Nixon’s story, as we all know, did not end with his indictment and trial. Instead, his successor, President Gerald Ford, issued a controversial pardon to the former president–a precedent that would be complicated to apply in Trump’s case. A president considering executive clemency has even broader considerations to weigh than a prosecutor, especially if we imagine that Trump’s successor would be a political rival rather than an ally.
On the one hand, there would be a tremendous irony to Trump’s successor absolving him of criminal liability since Trump shattered long-established norms by calling for his 2016 opponent to be jailed and later asking his attorney general to prosecute her. But there are also reasons to think that exercising forbearance might be the best way to repair the norms that Trump has so callously flouted. On the other hand, if Trump continues to escape formal accusations of wrongdoing, Nixon is an imperfect analogue, for he was named in an indictment as an unindicted coconspirator and formally accused of impeachable conduct by the House Judiciary Committee. A pardon of Trump that preempted his official condemnation would set a terrible precedent for our democracy.

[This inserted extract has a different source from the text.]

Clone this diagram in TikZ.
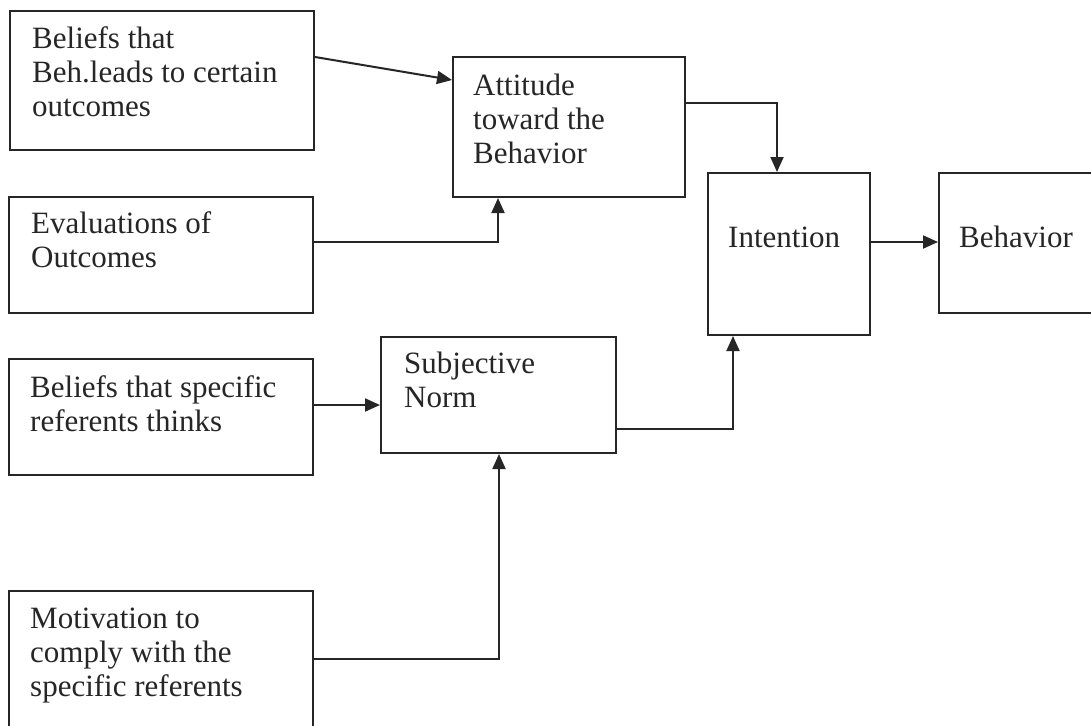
\documentclass[tikz,border=0pt]{standalone}
\usepackage{fontspec}
\setmainfont{Liberation Serif}
\usetikzlibrary{arrows.meta,calc}
\definecolor{ink}{HTML}{262626}
\begin{document}
\begin{tikzpicture}[x=1pt,y=-1pt,
  box/.style={draw=ink,line width=2pt,rectangle,inner sep=0pt,anchor=north west},
  txt/.style={anchor=north west,inner sep=0pt,align=left,text=ink,font=\fontsize{31}{34}\selectfont},
  lbl/.style={anchor=base west,inner sep=0pt,text=ink,font=\fontsize{31}{34}\selectfont},
  arr/.style={draw=ink,line width=2pt,-{Triangle[length=15pt,width=13pt]}}]
\useasboundingbox (0,0) rectangle (1091,725);
\fill[white] (0,0) rectangle (1091,725);
\clip (0,0) rectangle (1091,725);
% boxes
\node[box,minimum width=304pt,minimum height=139pt] (b1) at (9,10) {};
\node[box,minimum width=304pt,minimum height=116pt] (ev) at (8,196) {};
\node[box,minimum width=232pt,minimum height=140pt] (att) at (452,56) {};
\node[box,minimum width=162pt,minimum height=162pt] (int) at (707,172) {};
\node[box,minimum width=190pt,minimum height=140pt] (beh) at (938,172) {};
\node[box,minimum width=304pt,minimum height=116pt] (bs) at (8,358) {};
\node[box,minimum width=235pt,minimum height=116pt] (sn) at (380,336) {};
\node[box,minimum width=304pt,minimum height=170pt] (mo) at (8,590) {};
% texts
\node[txt] (t1) at ($(b1.north west)+(23,14)$) {\strut Beliefs that\\Beh.leads to certain\\outcomes};
\node[txt] (t2) at ($(ev.north west)+(23,13)$) {\strut Evaluations of\\Outcomes};
\node[txt] (t3) at ($(att.north west)+(21,15)$) {\strut Attitude\\toward the\\Behavior};
\node[lbl] (t4) at (728,247) {Intention};
\node[lbl] (t5) at (959,247) {Behavior};
\node[txt] (t6) at ($(bs.north west)+(22,15)$) {\strut Beliefs that specific\\referents thinks};
\node[txt] (t7) at ($(sn.north west)+(24,13)$) {\strut Subjective\\Norm};
\node[txt] (t8) at ($(mo.north west)+(22,14)$) {\strut Motivation to\\comply with the\\specific referents};
% connectors
\draw[arr] ($(b1.north east)+(0,47)$) -- ($(att.north west)+(0,24)$);
\draw[arr] ($(ev.north east)+(0,46)$) -| ($(att.south west)+(46,0)$);
\draw[arr] ($(att.north east)+(0,47)$) -| ($(int.north west)+(70,0)$);
\draw[arr] ($(int.north east)+(0,70)$) -- ($(beh.north west)+(0,70)$);
\draw[arr] ($(bs.north east)+(0,47)$) -- ($(sn.north west)+(0,69)$);
\draw[arr] ($(sn.south east)+(0,-25)$) -| ($(int.south west)+(26,0)$);
\draw[arr] ($(mo.north east)+(0,69)$) -| ($(sn.south west)+(119,0)$);
\end{tikzpicture}
\end{document}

Which brings us back to impeachment. Impeachment inquiries and criminal prosecutions have different processes, standards, and purposes, but when applied to a president, they share a common purpose: policing the bounds of acceptable executive branch conduct. In a world where indicting a sitting president is not possible and prosecuting him after he leaves office raises practical and prudential concerns, impeachment could very well be the only way for our polity to express repugnance for the president’s actions. To shrink from that responsibility and hope that Trump will face criminal prosecution at some later date is to risk inviting his successors to flout the law with impunity, safe in the knowledge that no one is above the law–except the president.